There is a group of girls I know from various parts of my life and we all had babies within six months of each other. I call them my "graduating class", and I swear every last stinking one of them is knocked up. It's like a code: as soon as your baby turns two it's time to have another one!
 
Y'all I want another baby. Like really want one. Right now. Everyone is pregnant; everyone is popping them out, and while I am mostly happy for them, I feel a little bit sad and a little bit jealous that it's not me, that it's not my time yet. We have a plan (you know as much as one can plan these things), and while I won't go into the detail or the reasons, it's a good plan. It's a solid plan backed by sound logic. 
 
Sigh.
 
I know the time will come, and I'll be cursing the pregnancy gods for the horendous morning sickness, wondering what the hell I was thinking when I said, "Let's have a baby!" and struggling to keep my eyes open at seven o clock at night. Until then all I can think about is the way Evie smelled when she was fresh from the oven, and how she was tiny and beautiful and God I want a sleeping baby on my chest.
 
It's hard this patience thing.
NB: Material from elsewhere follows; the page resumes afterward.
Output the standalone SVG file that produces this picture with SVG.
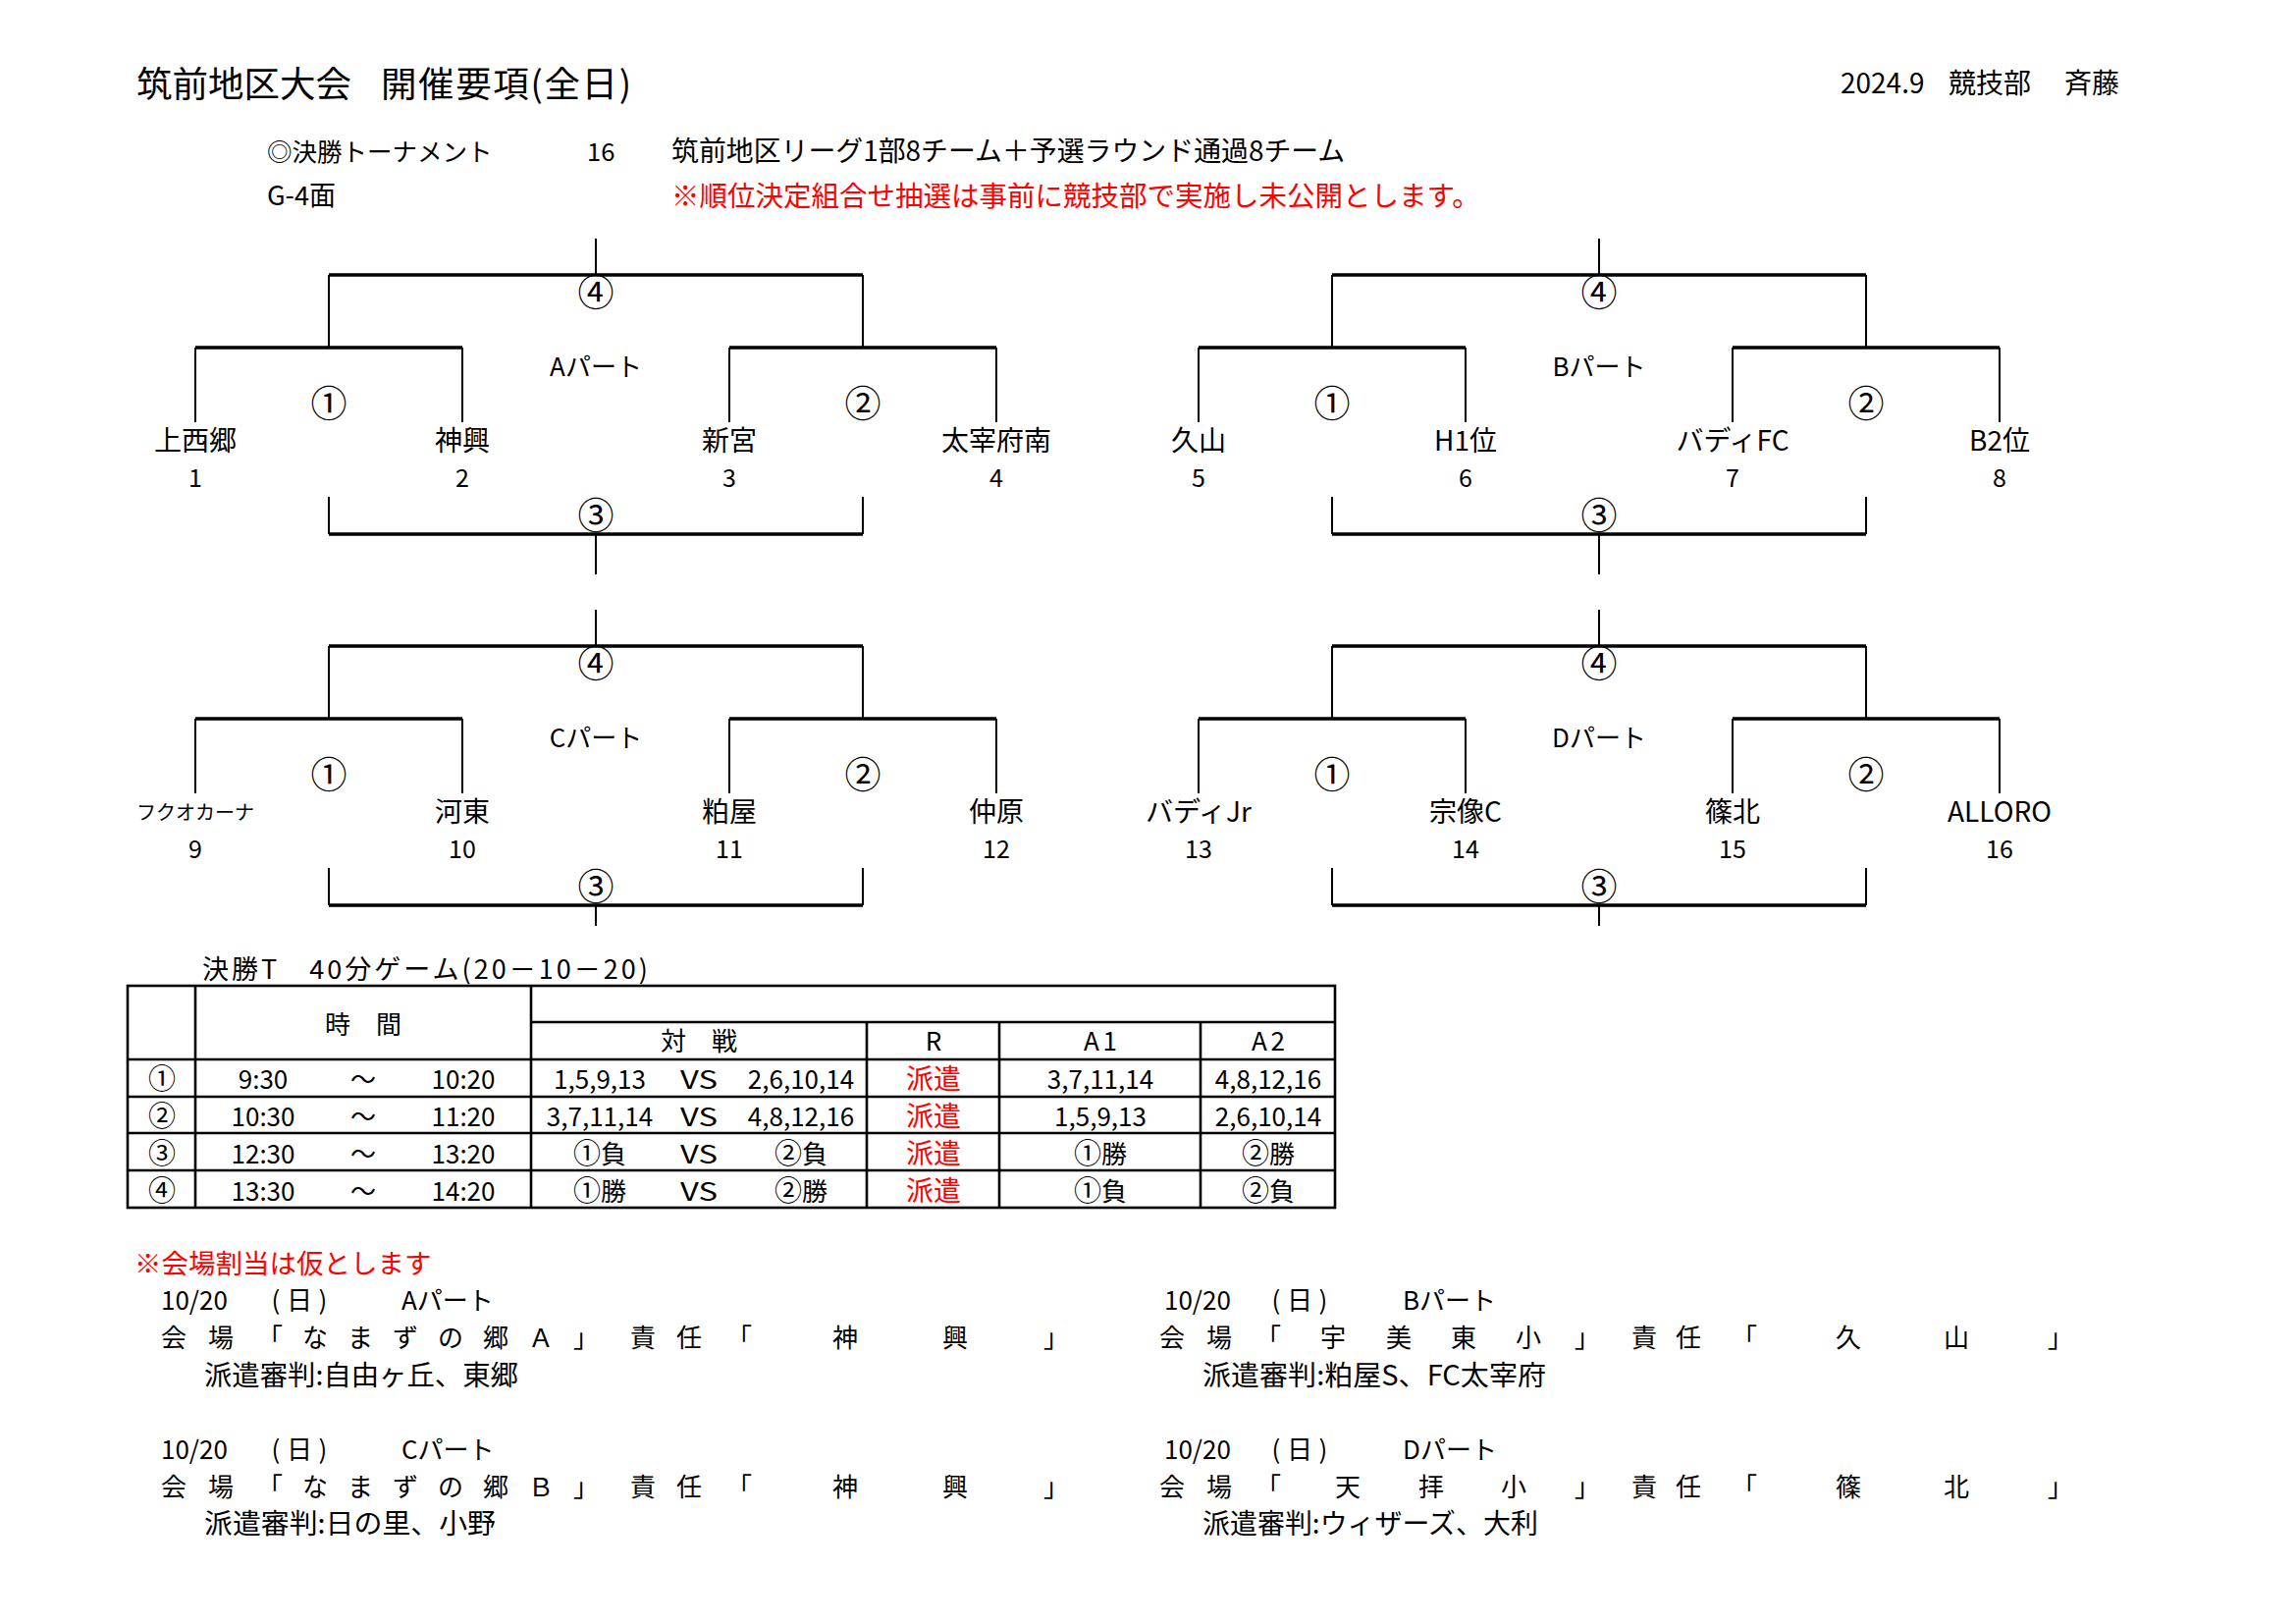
<svg xmlns="http://www.w3.org/2000/svg" width="2339" height="1653" viewBox="0 0 2339 1653">
<style>
text{font-family:"Noto Sans CJK JP","Noto Sans CJK SC",sans-serif;fill:#000;dominant-baseline:central}
.m{text-anchor:middle}
.red{fill:#ff0000}
.bar{stroke:#000;stroke-width:3.5;fill:none}
.ln{stroke:#000;stroke-width:2;fill:none}
.tb{stroke:#000;stroke-width:2.6;fill:none}
.nm{font-size:28px}
.no{font-size:25px}
.cn{font-size:37px}
.pl{font-size:26px}
.cell{font-size:26px}
.ci{font-size:28px}
.hd{font-size:26px}
.v{font-size:26px}
.rf{font-size:28px}
</style>
<defs>
<g id="bracketAB">
<path class="ln" d="M607 243V280M335 280V354M879 280V354M199 354V430M471 354V430M743 354V430M1015 354V430M335 506V544M879 506V544M607 544V585"/>
<path class="bar" d="M335 280H879M199 354H471M743 354H1015M335 544H879"/>
</g>
<g id="bracketCD">
<path class="ln" d="M607 243V280M335 280V354M879 280V354M199 354V430M471 354V430M743 354V430M1015 354V430M335 506V544M879 506V544M607 544V565"/>
<path class="bar" d="M335 280H879M199 354H471M743 354H1015M335 544H879"/>
</g>
</defs>

<g id="header">
<text x="139" y="83" font-size="36.5">筑前地区大会</text>
<text x="388" y="83" font-size="36.5" textLength="255" lengthAdjust="spacing">開催要項(全日)</text>
<text x="1875" y="83" font-size="28">2024.9<tspan x="1985">競技部</tspan><tspan x="2103">斉藤</tspan></text>
<text x="272" y="152" font-size="25.5">◎決勝トーナメント</text>
<text x="598" y="152" font-size="25.5">16</text>
<text x="684" y="152" font-size="27.9">筑前地区リーグ1部8チーム＋予選ラウンド通過8チーム</text>
<text x="272" y="197" font-size="27">G-4面</text>
<text x="684" y="197" font-size="28.5" class="red">※順位決定組合せ抽選は事前に競技部で実施し未公開とします。</text>
</g>

<g id="connectors">
<use href="#bracketAB"/>
<use href="#bracketAB" transform="translate(1022,0)"/>
<use href="#bracketCD" transform="translate(0,378)"/>
<use href="#bracketCD" transform="translate(1022,378)"/>
</g>

<g id="part-A">
<text class="m cn" x="607" y="296">④</text>
<text class="m pl" x="607" y="371">Aパート</text>
<text class="m cn" x="335" y="409">①</text>
<text class="m cn" x="879" y="409">②</text>
<text class="m cn" x="607" y="523">③</text>
</g>
<g id="part-B">
<text class="m cn" x="1629" y="296">④</text>
<text class="m pl" x="1629" y="371">Bパート</text>
<text class="m cn" x="1357" y="409">①</text>
<text class="m cn" x="1901" y="409">②</text>
<text class="m cn" x="1629" y="523">③</text>
</g>
<g id="part-C">
<text class="m cn" x="607" y="674">④</text>
<text class="m pl" x="607" y="749">Cパート</text>
<text class="m cn" x="335" y="787">①</text>
<text class="m cn" x="879" y="787">②</text>
<text class="m cn" x="607" y="901">③</text>
</g>
<g id="part-D">
<text class="m cn" x="1629" y="674">④</text>
<text class="m pl" x="1629" y="749">Dパート</text>
<text class="m cn" x="1357" y="787">①</text>
<text class="m cn" x="1901" y="787">②</text>
<text class="m cn" x="1629" y="901">③</text>
</g>

<g id="team-1"><text class="m nm" x="199" y="447">上西郷</text><text class="m no" x="199" y="485">1</text></g>
<g id="team-2"><text class="m nm" x="471" y="447">神興</text><text class="m no" x="471" y="485">2</text></g>
<g id="team-3"><text class="m nm" x="743" y="447">新宮</text><text class="m no" x="743" y="485">3</text></g>
<g id="team-4"><text class="m nm" x="1015" y="447">太宰府南</text><text class="m no" x="1015" y="485">4</text></g>
<g id="team-5"><text class="m nm" x="1221" y="447">久山</text><text class="m no" x="1221" y="485">5</text></g>
<g id="team-6"><text class="m nm" x="1493" y="447">H1位</text><text class="m no" x="1493" y="485">6</text></g>
<g id="team-7"><text class="m nm" x="1765" y="447">バディFC</text><text class="m no" x="1765" y="485">7</text></g>
<g id="team-8"><text class="m nm" x="2037" y="447">B2位</text><text class="m no" x="2037" y="485">8</text></g>
<g id="team-9"><text class="m" font-size="20" x="199" y="826">フクオカーナ</text><text class="m no" x="199" y="863">9</text></g>
<g id="team-10"><text class="m nm" x="471" y="825">河東</text><text class="m no" x="471" y="863">10</text></g>
<g id="team-11"><text class="m nm" x="743" y="825">粕屋</text><text class="m no" x="743" y="863">11</text></g>
<g id="team-12"><text class="m nm" x="1015" y="825">仲原</text><text class="m no" x="1015" y="863">12</text></g>
<g id="team-13"><text class="m nm" x="1221" y="825">バディJr</text><text class="m no" x="1221" y="863">13</text></g>
<g id="team-14"><text class="m nm" x="1493" y="825">宗像C</text><text class="m no" x="1493" y="863">14</text></g>
<g id="team-15"><text class="m nm" x="1765" y="825">篠北</text><text class="m no" x="1765" y="863">15</text></g>
<g id="team-16"><text class="m nm" x="2037" y="825">ALLORO</text><text class="m no" x="2037" y="863">16</text></g>

<g id="schedule-table">
<text x="206" y="985" font-size="27" textLength="454" lengthAdjust="spacing">決勝T　40分ゲーム(20－10－20)</text>
<rect class="tb" x="130" y="1004" width="1230" height="226" stroke-width="3"/>
<path class="tb" d="M199 1004V1230M541 1004V1230M883 1041V1230M1018 1041V1230M1223 1041V1230M541 1041H1360M130 1079H1360M130 1117H1360M130 1154H1360M130 1192H1360"/>
<text class="m hd" x="370" y="1041">時　間</text>
<text class="m hd" x="712" y="1058">対　戦</text>
<text class="m hd" x="951" y="1058">R</text>
<text class="m hd" x="1121" y="1058" textLength="34" lengthAdjust="spacing">A1</text>
<text class="m hd" x="1292" y="1058" textLength="34" lengthAdjust="spacing">A2</text>

<g id="row-1">
<text class="m ci" x="165" y="1097">①</text>
<text class="m cell" x="268" y="1097">9:30</text>
<text class="m cell" x="370" y="1097">～</text>
<text class="m cell" x="472" y="1097">10:20</text>
<text class="m cell" x="611" y="1097">1,5,9,13</text>
<text class="m cell" x="712" y="1097" textLength="38" lengthAdjust="spacingAndGlyphs">VS</text>
<text class="m cell" x="816" y="1097">2,6,10,14</text>
<text class="m rf red" x="951" y="1097">派遣</text>
<text class="m cell" x="1121" y="1097">3,7,11,14</text>
<text class="m cell" x="1292" y="1097">4,8,12,16</text>
</g>
<g id="row-2">
<text class="m ci" x="165" y="1135">②</text>
<text class="m cell" x="268" y="1135">10:30</text>
<text class="m cell" x="370" y="1135">～</text>
<text class="m cell" x="472" y="1135">11:20</text>
<text class="m cell" x="611" y="1135">3,7,11,14</text>
<text class="m cell" x="712" y="1135" textLength="38" lengthAdjust="spacingAndGlyphs">VS</text>
<text class="m cell" x="816" y="1135">4,8,12,16</text>
<text class="m rf red" x="951" y="1135">派遣</text>
<text class="m cell" x="1121" y="1135">1,5,9,13</text>
<text class="m cell" x="1292" y="1135">2,6,10,14</text>
</g>
<g id="row-3">
<text class="m ci" x="165" y="1173">③</text>
<text class="m cell" x="268" y="1173">12:30</text>
<text class="m cell" x="370" y="1173">～</text>
<text class="m cell" x="472" y="1173">13:20</text>
<text class="m cell" x="611" y="1173"><tspan class="ci">①</tspan>負</text>
<text class="m cell" x="712" y="1173" textLength="38" lengthAdjust="spacingAndGlyphs">VS</text>
<text class="m cell" x="816" y="1173"><tspan class="ci">②</tspan>負</text>
<text class="m rf red" x="951" y="1173">派遣</text>
<text class="m cell" x="1121" y="1173"><tspan class="ci">①</tspan>勝</text>
<text class="m cell" x="1292" y="1173"><tspan class="ci">②</tspan>勝</text>
</g>
<g id="row-4">
<text class="m ci" x="165" y="1211">④</text>
<text class="m cell" x="268" y="1211">13:30</text>
<text class="m cell" x="370" y="1211">～</text>
<text class="m cell" x="472" y="1211">14:20</text>
<text class="m cell" x="611" y="1211"><tspan class="ci">①</tspan>勝</text>
<text class="m cell" x="712" y="1211" textLength="38" lengthAdjust="spacingAndGlyphs">VS</text>
<text class="m cell" x="816" y="1211"><tspan class="ci">②</tspan>勝</text>
<text class="m rf red" x="951" y="1211">派遣</text>
<text class="m cell" x="1121" y="1211"><tspan class="ci">①</tspan>負</text>
<text class="m cell" x="1292" y="1211"><tspan class="ci">②</tspan>負</text>
</g>
</g>

<g id="venues">
<text x="137" y="1285" font-size="27.5" class="red">※会場割当は仮とします</text>

<g id="venue-A">
<text class="v" x="164" y="1322">10/20</text>
<text class="v m" x="281 305 329" y="1322">(日)</text>
<text class="v" x="409" y="1322">Aパート</text>
<text class="v m" x="177 225 275 321 367 413 459 505 551 597 655 702 753 861 973 1076" y="1360">会場「なまずの郷Ａ」責任「神興」</text>
<text x="208" y="1399" font-size="28" textLength="320" lengthAdjust="spacingAndGlyphs">派遣審判:自由ヶ丘、東郷</text>
</g>
<g id="venue-B">
<text class="v" x="1186" y="1322">10/20</text>
<text class="v m" x="1300 1324 1348" y="1322">(日)</text>
<text class="v" x="1429" y="1322">Bパート</text>
<text class="v m" x="1194 1242 1292 1358 1425 1491 1557 1617 1675 1720 1777 1883 1993 2099" y="1360">会場「宇美東小」責任「久山」</text>
<text x="1225" y="1399" font-size="28" textLength="350" lengthAdjust="spacingAndGlyphs">派遣審判:粕屋S、FC太宰府</text>
</g>
<g id="venue-C">
<text class="v" x="164" y="1474">10/20</text>
<text class="v m" x="281 305 329" y="1474">(日)</text>
<text class="v" x="409" y="1474">Cパート</text>
<text class="v m" x="177 225 275 321 367 413 459 505 551 597 655 702 753 861 973 1076" y="1512">会場「なまずの郷Ｂ」責任「神興」</text>
<text x="208" y="1550" font-size="28" textLength="297" lengthAdjust="spacingAndGlyphs">派遣審判:日の里、小野</text>
</g>
<g id="venue-D">
<text class="v" x="1186" y="1474">10/20</text>
<text class="v m" x="1300 1324 1348" y="1474">(日)</text>
<text class="v" x="1429" y="1474">Dパート</text>
<text class="v m" x="1194 1242 1292 1373 1458 1542 1617 1675 1720 1777 1883 1993 2099" y="1512">会場「天拝小」責任「篠北」</text>
<text x="1225" y="1550" font-size="28" textLength="342" lengthAdjust="spacingAndGlyphs">派遣審判:ウィザーズ、大利</text>
</g>
</g>
</svg>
It feels like being in a big white waiting room, feeling so anxious and excited for what is on the other side of the door even though you know it will rock your world down to the marrow of your bones, even though you know that it will be scary because you might have to fight the big fight again. Still you're hopping on the balls of your feet and watching the second hand on the clock because while it might be scary and the great unknown it's also all kinds of wonderful.